Salem High implemented the Special Olympics' Unified Champion school program in January, according to Angie Giancola, a JV volleyball coach and On-Track facilitator at Salem High.

"The Unified Champion school model is a three-tier model where we see inclusion infused through whole-school engagement, inclusive youth leadership and unified sports," Giancola said. "For a school to be considered a 'Unified Champion' school, or for a district to be a Unified Champion school district, they need to meet criteria in all three of those ways."

The unified sports aspect of the program is perhaps its most visible, no surprise given the Special Olympics' role in creating the program. Students both with and without disabilities are able to compete in seasons of unified athletics, which in Massachusetts partners with the Massachusetts Interscholastic Athletic Association, or MIAA.

"We started off strong with a strength and conditioning season, which all happens in-house and then scores are sent to the MIAA," Giancola said. "In track and field, in the spring, it's interscholastic. We literally competed against Swampscott, then we went to sectionals and competed against a bunch of teams."

Basketball has been a major driver in Salem's unified sports program. There are currently 38 students signed up, but not all as athletes.

"Our goal, as the unified sports program, is we want it to be a meaningful experience for any student with or without a disability who wants to participate," Giancola said. "If a student wants to be involved and is passionate about cheerleading, we're going to connect them, and it's going to be helping that student.

"This movement is larger than just unified sports," Giancola said. "Of course, we're asking the question of, 'how can that student lead?' 'How can we have inclusive leadership opportunities?'"

'That's how life is'

Each student that enters the program leaves with something bigger. Take for example Nadia Lebron, a senior eyeing a career in the armed services who joined "because I think the true high school experience is to socialize and include. When I found out about this, I was like... I have to do it."

"It helped shape my high school experience, because it really did push my limits," Lebron said. "I'm learning to adapt to them, and they're learning to adapt to me."

Matthew Mullaney was similarly transformed. He said he's on the autism spectrum and has "always struggled socially, and there was a point I felt sad that nobody respected me, that nobody cared about me."

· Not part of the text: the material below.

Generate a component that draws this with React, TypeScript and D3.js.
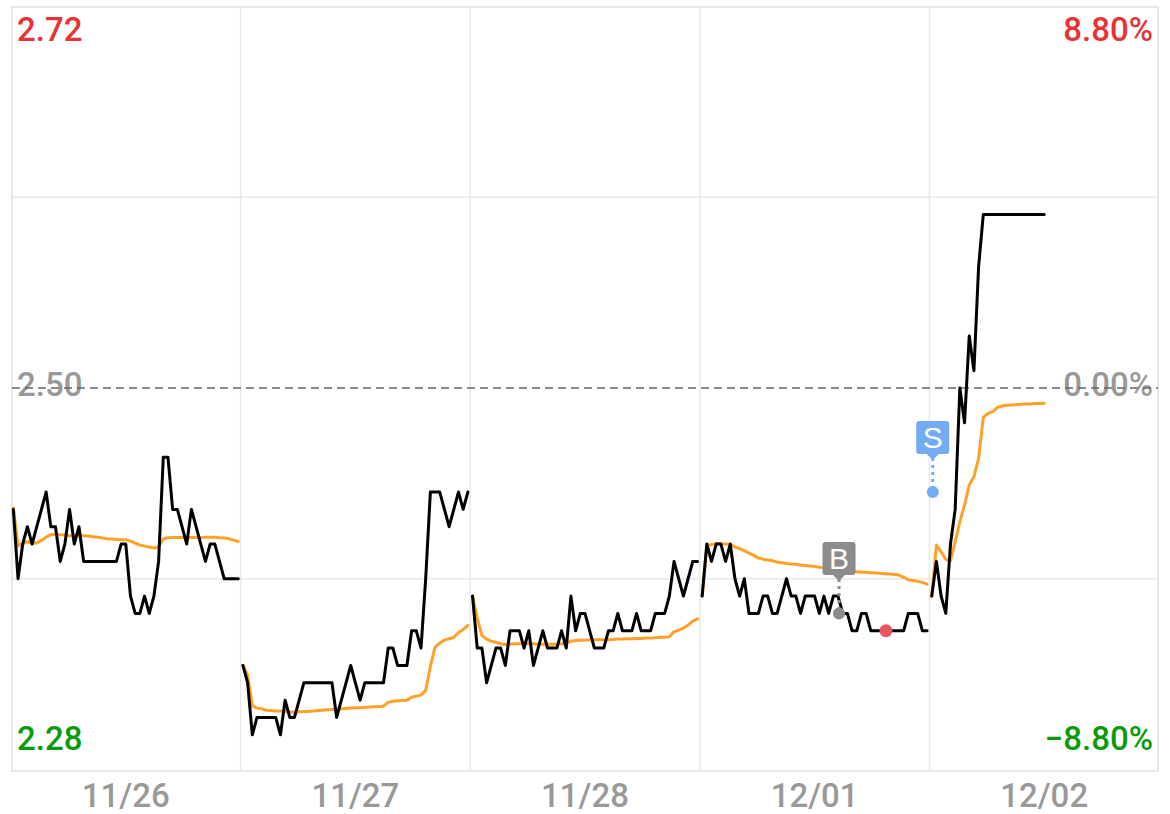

But once he was in the program, Mullaney questioned whether there was a conspiracy to draft a program tailored to his exact needs.

"They were like, 'No, you aren't the reason we started this,'" Mullaney said, laughing.

The "movement" for unified sports has been building in Salem for years, according to Giancola. That includes other programs in many of Salem's other schools that led to a natural feeling of inclusivity at Salem High when it launched the program in January.

"We have Carlton, Witchcraft, where there are adults at these buildings who have been doing work in unified physical education classes for elementary-aged students," she said. "They're doing this inclusion work that sets a precedent for what we're doing now."

And that, Lopez said, is "how life is, really."

"This has given me passion," he said. "If you fight for freedom through teamwork, teamwork for freedom, you'll get the freedom. If you want to do something, you need to do it as a team."